Многие до сих пор не понимают, почему они у них отняли все блага. Хотя в
настоящее время и существует Закон «О гарантиях прав малочисленных
народов Российской Федерации», есть люди, которым этого недостаточно.
Например, билет на вертолет из Алыгджера в Нижнеудинск обходится
местному населению в 500 рублей, приезжим — в 3500. Тофам потом эти
деньги полагается вернуть — из фондов Нижнеудинской администрации.
Сейчас, что ни говори, жить стали все равно лучше. Свет в поселках дают
от дизелей, электричество есть с раннего утра до обеда и после обеда до
позднего вечера. На улицах, правда, освещения нет — слишком дорого оно
обойдется бюджету. Люди приспосабливаются ходить с фонариками. У многих
появилась бытовая техника, холодильники, морозильники. Жители
утверждают, что продукты не успевают растаять, пока дизель «отдыхает».
Спутниковые тарелки стоят в большинстве дворов. Они дают порядка 40
каналов. Без тарелок удается поймать только Первый и РТР.
А вот настоящих свадеб в Алыгджере не играли уже несколько лет.
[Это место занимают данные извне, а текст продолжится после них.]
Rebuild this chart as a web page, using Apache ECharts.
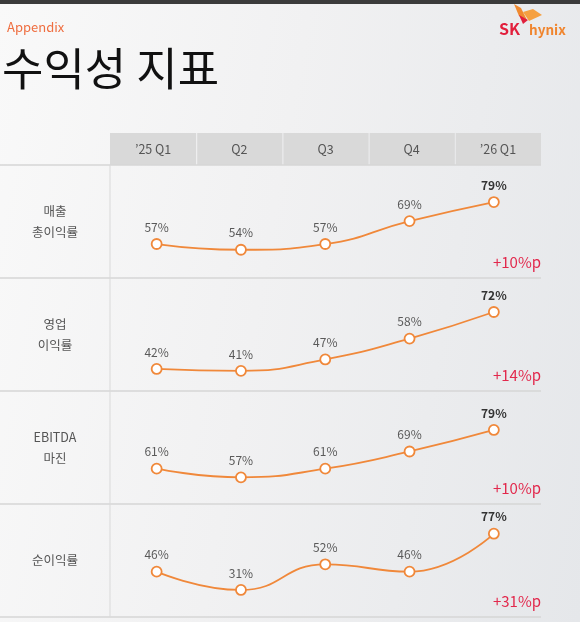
<!DOCTYPE html>
<html><head><meta charset="utf-8">
<script src="https://cdn.jsdelivr.net/npm/echarts@6/dist/echarts.min.js"></script>
<style>
html,body{margin:0;padding:0;width:580px;height:622px;overflow:hidden;}
body{background:linear-gradient(100deg,#f9f9f9 0%,#f1f1f2 45%,#e5e7ea 100%);}
#c{width:580px;height:622px;}
</style></head><body><div id="c"></div>
<script>
const quarters = ['\u201925 Q1', 'Q2', 'Q3', 'Q4', '\u201926 Q1'];
const metrics = ['매출\n총이익률', '영업\n이익률', 'EBITDA\n마진', '순이익률'];
const grossMargin = [57, 54, 57, 69, 79];
const operatingMargin = [42, 41, 47, 58, 72];
const ebitdaMargin = [61, 57, 61, 69, 79];
const netMargin = [46, 31, 52, 46, 77];
const changes = ['+10%p', '+14%p', '+10%p', '+31%p'];

const seriesData = [grossMargin, operatingMargin, ebitdaMargin, netMargin];
const yRanges = [[39.2, 98.4], [30.4, 89.9], [44.6, 97.1], [8.9, 101.3]];

const FONT = '"Noto Sans CJK KR", "Noto Sans", sans-serif';
const ROW_TOP = 165, ROW_H = 113, LEFT_COL = 110, TABLE_R = 541;
const ORANGE = '#f0883a';

const chart = echarts.init(document.getElementById('c'), null, {renderer: 'canvas'});

const grids = [], xAxes = [], yAxes = [], series = [];
seriesData.forEach((vals, i) => {
  grids.push({left: 114.5, width: 421.5, top: ROW_TOP + ROW_H * i, height: ROW_H});
  xAxes.push({type: 'category', gridIndex: i, data: quarters, boundaryGap: true, show: false});
  yAxes.push({type: 'value', gridIndex: i, min: yRanges[i][0], max: yRanges[i][1], show: false});
  series.push({
    type: 'line', xAxisIndex: i, yAxisIndex: i, smooth: true,
    symbol: 'circle', symbolSize: 10,
    lineStyle: {color: ORANGE, width: 1.8},
    itemStyle: {color: '#ffffff', borderColor: ORANGE, borderWidth: 1.8},
    label: {show: true, position: 'top', distance: 5, formatter: '{c}%',
      fontFamily: FONT, fontSize: 12, color: '#5a5a5a'},
    emphasis: {disabled: true},
    data: vals.map((v, j) => j === vals.length - 1
      ? {value: v, label: {fontWeight: 'bold', color: '#333333'}} : v)
  });
});

const g = [];
g.push({type: 'rect', shape: {x: 0, y: 0, width: 580, height: 4}, style: {fill: '#3b3b3b'}});
g.push({type: 'text', x: 7, y: 27, style: {text: 'Appendix', font: '13px ' + FONT, fill: '#ef6e40', textVerticalAlign: 'middle'}});
g.push({type: 'text', x: 2, y: 69, style: {text: '수익성 지표', font: '45px ' + FONT, fill: '#111111', textVerticalAlign: 'middle'}});
// logo
g.push({type: 'polygon', shape: {points: [[514, 4], [521, 8], [527, 20], [519, 16]]}, style: {fill: '#f08a30'}});
g.push({type: 'polygon', shape: {points: [[523, 12], [533, 9], [542, 15], [529, 21]]}, style: {fill: '#f5a040'}});
g.push({type: 'polygon', shape: {points: [[519, 15], [528, 20], [523, 24]]}, style: {fill: '#e0203c'}});
g.push({type: 'text', x: 499, y: 29, style: {text: 'SK', font: 'bold 16px ' + FONT, fill: '#e21f3c', textVerticalAlign: 'middle'}});
g.push({type: 'text', x: 529, y: 30, style: {text: 'hynix', font: 'bold 13.5px ' + FONT, fill: '#f0852e', textVerticalAlign: 'middle'}});

const cellW = (TABLE_R - LEFT_COL) / quarters.length;
quarters.forEach((q, k) => {
  const x0 = LEFT_COL + cellW * k;
  g.push({type: 'rect', shape: {x: x0 + (k ? 1 : 0), y: 133, width: cellW - (k ? 1 : 0), height: 32}, style: {fill: '#d9d9d9'}});
  g.push({type: 'text', x: x0 + cellW / 2, y: 149.5, style: {text: q, font: '12.5px ' + FONT, fill: '#555555', textAlign: 'center', textVerticalAlign: 'middle'}});
});

for (let r = 0; r <= metrics.length; r++) {
  const y = ROW_TOP + ROW_H * r;
  g.push({type: 'line', shape: {x1: 0, y1: y, x2: TABLE_R, y2: y}, style: {stroke: '#d6d6d6', lineWidth: 1.5}});
}
g.push({type: 'line', shape: {x1: LEFT_COL, y1: ROW_TOP, x2: LEFT_COL, y2: ROW_TOP + ROW_H * metrics.length}, style: {stroke: '#d9d9d9', lineWidth: 1}});

metrics.forEach((m, i) => {
  const yc = ROW_TOP + ROW_H * i + ROW_H / 2;
  g.push({type: 'text', x: 55, y: yc, style: {text: m, font: '12.5px ' + FONT, fill: '#555555', textAlign: 'center', textVerticalAlign: 'middle', lineHeight: 21}});
  g.push({type: 'text', x: TABLE_R, y: ROW_TOP + ROW_H * (i + 1) - 16, style: {text: changes[i], font: '15px ' + FONT, fill: '#e2284c', textAlign: 'right', textVerticalAlign: 'middle'}});
});

chart.setOption({
  animation: false,
  backgroundColor: 'transparent',
  textStyle: {fontFamily: FONT},
  grid: grids, xAxis: xAxes, yAxis: yAxes, series: series,
  graphic: {elements: g}
});
</script></body></html>
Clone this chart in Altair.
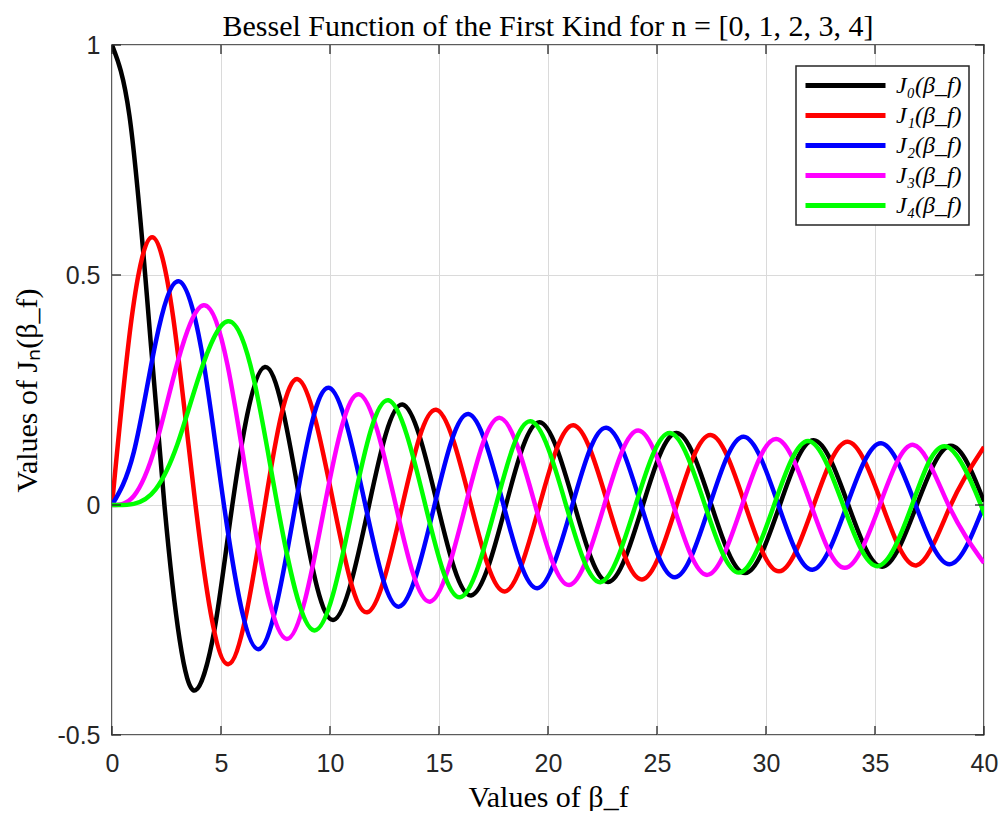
import altair as alt
import pandas as pd

# Knot points (zeros, extrema and a few shoulder points)
j0_x = [0, 0.8, 1.6, 2.4048, 3.1, 3.8317, 4.7, 5.5201, 7.0156, 8.6537, 10.1735, 11.7915, 13.3237,
        14.9309, 16.4706, 18.0711, 19.6159, 21.2116, 22.7601, 24.3525, 25.9037, 27.4935, 29.0468,
        30.6346, 32.1897, 33.7758, 35.3323, 36.9171, 38.4748, 40.0]
j0_y = [1.0, 0.8463, 0.4554, 0.0, -0.2921, -0.4028, -0.2709, 0.0, 0.3001, 0.0, -0.2497, 0.0, 0.2184,
        0.0, -0.1965, 0.0, 0.1801, 0.0, -0.1672, 0.0, 0.1567, 0.0, -0.1480,
        0.0, 0.1406, 0.0, -0.1342, 0.0, 0.1286, 0.0074]

j1_x = [0, 0.9, 1.8412, 2.8, 3.8317, 5.3314, 7.0156, 8.5363, 10.1735, 11.7060, 13.3237, 14.8636,
        16.4706, 18.0155, 19.6159, 21.1644, 22.7601, 24.3113, 25.9037, 27.4571, 29.0468, 30.6019,
        32.1897, 33.7462, 35.3323, 36.8900, 38.4748, 40.0]
j1_y = [0.0, 0.4059, 0.5819, 0.4100, 0.0, -0.3461, 0.0, 0.2733, 0.0, -0.2333, 0.0, 0.2070,
        0.0, -0.1880, 0.0, 0.1733, 0.0, -0.1617, 0.0, 0.1522, 0.0, -0.1442,
        0.0, 0.1373, 0.0, -0.1313, 0.0, 0.1260]

j2_x = [0, 1.0, 2.0, 3.0542, 4.1, 5.1356, 6.7061, 8.4172, 9.9695, 11.6198, 13.1704, 14.7960,
        16.3475, 17.9598, 19.5129, 21.1170, 22.6716, 24.2701, 25.8260, 27.4206, 28.9777, 30.5692,
        32.1273, 33.7165, 35.2755, 36.8628, 38.4225, 40.0]
j2_y = [0.0, 0.1149, 0.3528, 0.4865, 0.3382, 0.0, -0.3135, 0.0, 0.2547, 0.0, -0.2209, 0.0,
        0.1979, 0.0, -0.1810, 0.0, 0.1678, 0.0, -0.1571, 0.0, 0.1483, 0.0,
        -0.1408, 0.0, 0.1344, 0.0, -0.1287, -0.0011]

j3_x = [0, 1.0, 2.0, 3.0, 4.2012, 5.3, 6.3802, 8.0152, 9.7610, 11.3459, 13.0152, 14.5859,
        16.2235, 17.7888, 19.4094, 20.9724, 22.5827, 24.1469, 25.7482, 27.3101, 28.9084, 30.4676,
        32.0649, 33.6179, 35.2187, 36.7672, 38.3705, 40.0]
j3_y = [0.0, 0.0196, 0.1289, 0.3091, 0.4344, 0.3040, 0.0, -0.2912, 0.0, 0.2406, 0.0, -0.2101,
        0.0, 0.1894, 0.0, -0.1739, 0.0, 0.1617, 0.0, -0.1519, 0.0, 0.1436,
        0.0, -0.1366, 0.0, 0.1306, 0.0, -0.1261]

j4_x = [0, 1.0, 2.0, 3.0, 4.0, 5.3176, 6.5, 7.5883, 9.2824, 11.0647, 12.6819, 14.3725, 15.9641,
        17.6160, 19.1960, 20.8269, 22.4010, 24.0190, 25.5898, 27.1991, 28.7678, 30.3710, 31.9385,
        33.5371, 35.1039, 36.6990, 38.2654, 39.8576, 40.0]
j4_y = [0.0, 0.0025, 0.0340, 0.1320, 0.2811, 0.3996, 0.2747, 0.0, -0.2727, 0.0, 0.2276, 0.0, -0.2007,
        0.0, 0.1819, 0.0, -0.1677, 0.0, 0.1563, 0.0, -0.1470, 0.0, 0.1393,
        0.0, -0.1330, 0.0, 0.1274, 0.0, -0.0178]

names = ["J₀(β_f)", "J₁(β_f)", "J₂(β_f)", "J₃(β_f)", "J₄(β_f)"]
colors = ["#000000", "#ff0000", "#0000ff", "#ff00ff", "#00ff00"]
x_ticks = [0, 5, 10, 15, 20, 25, 30, 35, 40]
y_ticks = [-0.5, 0, 0.5, 1]

rows = []
for k, (name, xs, ys) in enumerate(zip(names, [j0_x, j1_x, j2_x, j3_x, j4_x],
                                        [j0_y, j1_y, j2_y, j3_y, j4_y])):
    for i, (xv, yv) in enumerate(zip(xs, ys)):
        rows.append({"series": name, "k": k, "x": xv, "y": yv, "i": i})
df = pd.DataFrame(rows)

W, H = 872, 690
serif = "Liberation Serif"
sans = "Liberation Sans"
xscale = alt.Scale(domain=[0, 40], nice=False, zero=False)
yscale = alt.Scale(domain=[-0.5, 1], nice=False, zero=False)

xaxis = alt.Axis(values=x_ticks, title="Values of β_f", grid=True, ticks=False,
                 domain=False, labelFont=sans, labelFontSize=25, labelColor="#262626",
                 labelPadding=16, labelFlush=False, labelExpr="'' + datum.value",
                 titleFont=serif, titleFontSize=30,
                 titleFontWeight="normal", titleColor="#000000", titlePadding=6,
                 gridColor="#dadada", gridWidth=1)
yaxis = alt.Axis(values=y_ticks, title="Values of Jₙ(β_f)", grid=True, ticks=False,
                 domain=False, labelFont=sans, labelFontSize=25, labelColor="#262626",
                 labelPadding=12, labelFlush=False, labelExpr="'' + datum.value",
                 titleFont=serif, titleFontSize=30, titleFontWeight="normal",
                 titleColor="#000000", titlePadding=14,
                 gridColor="#dadada", gridWidth=1)

lines = alt.Chart(df).mark_line(strokeWidth=4.5, interpolate="natural", clip=True).encode(
    x=alt.X("x:Q", scale=xscale, axis=xaxis),
    y=alt.Y("y:Q", scale=yscale, axis=yaxis),
    color=alt.Color("series:N", scale=alt.Scale(domain=names, range=colors),
                    legend=alt.Legend(title=None, orient="none", legendX=684, legendY=21,
                                      symbolType="stroke", symbolSize=6400,
                                      symbolStrokeWidth=5, clipHeight=25, rowPadding=5,
                                      labelFont=serif, labelFontStyle="italic",
                                      labelFontSize=24, labelColor="#000000", labelOffset=8,
                                      padding=7, strokeColor="#262626", fillColor="#ffffff")),
    detail="k:O",
    order="i:Q",
)

xt = pd.DataFrame({"x": x_ticks})
yt = pd.DataFrame({"y": y_ticks})
tick_style = dict(color="#262626", strokeWidth=1.3)
xt_top = alt.Chart(xt).mark_rule(**tick_style).encode(
    x=alt.X("x:Q", scale=xscale, axis=xaxis), y=alt.value(0), y2=alt.value(9))
xt_bot = alt.Chart(xt).mark_rule(**tick_style).encode(
    x=alt.X("x:Q", scale=xscale, axis=xaxis), y=alt.value(H), y2=alt.value(H - 9))
yt_left = alt.Chart(yt).mark_rule(**tick_style).encode(
    y=alt.Y("y:Q", scale=yscale, axis=yaxis), x=alt.value(0), x2=alt.value(9))
yt_right = alt.Chart(yt).mark_rule(**tick_style).encode(
    y=alt.Y("y:Q", scale=yscale, axis=yaxis), x=alt.value(W), x2=alt.value(W - 9))

chart = alt.layer(lines, xt_top, xt_bot, yt_left, yt_right).properties(
    width=W, height=H,
    padding={"left": 104, "top": 37, "right": 15, "bottom": 76},
    autosize=alt.AutoSizeParams(type="none"),
    title=alt.TitleParams(text="Bessel Function of the First Kind for n = [0, 1, 2, 3, 4]",
                          font=serif, fontSize=30, fontWeight="normal", color="#000000",
                          offset=6, dy=15, anchor="middle"),
).configure_view(stroke="#262626", strokeWidth=1.5).configure_legend(strokeWidth=1.5)

chart.save("out.html", embed_options={"renderer": "svg", "actions": False})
Традиция
сошла на нет, когда регистрировать брак обязали в Нижнеудинске.
Последними, кто праздновал торжество по полной программе — с белым
платьем невесты, фатой и черным костюмом жениха, — стали Ольга и
Александр Изотовы. Их сыну Захару уже 6 лет, мальчик ходит в
подготовительную группу детского сада. Сейчас молодожены тихо
регистрируются в администрации и празднуют новую эпоху своей жизни в
местном клубе.
Вот такой — далекой неофициальной страной со своими правилами и законами
— увидели Тофаларию журналисты «Копейки».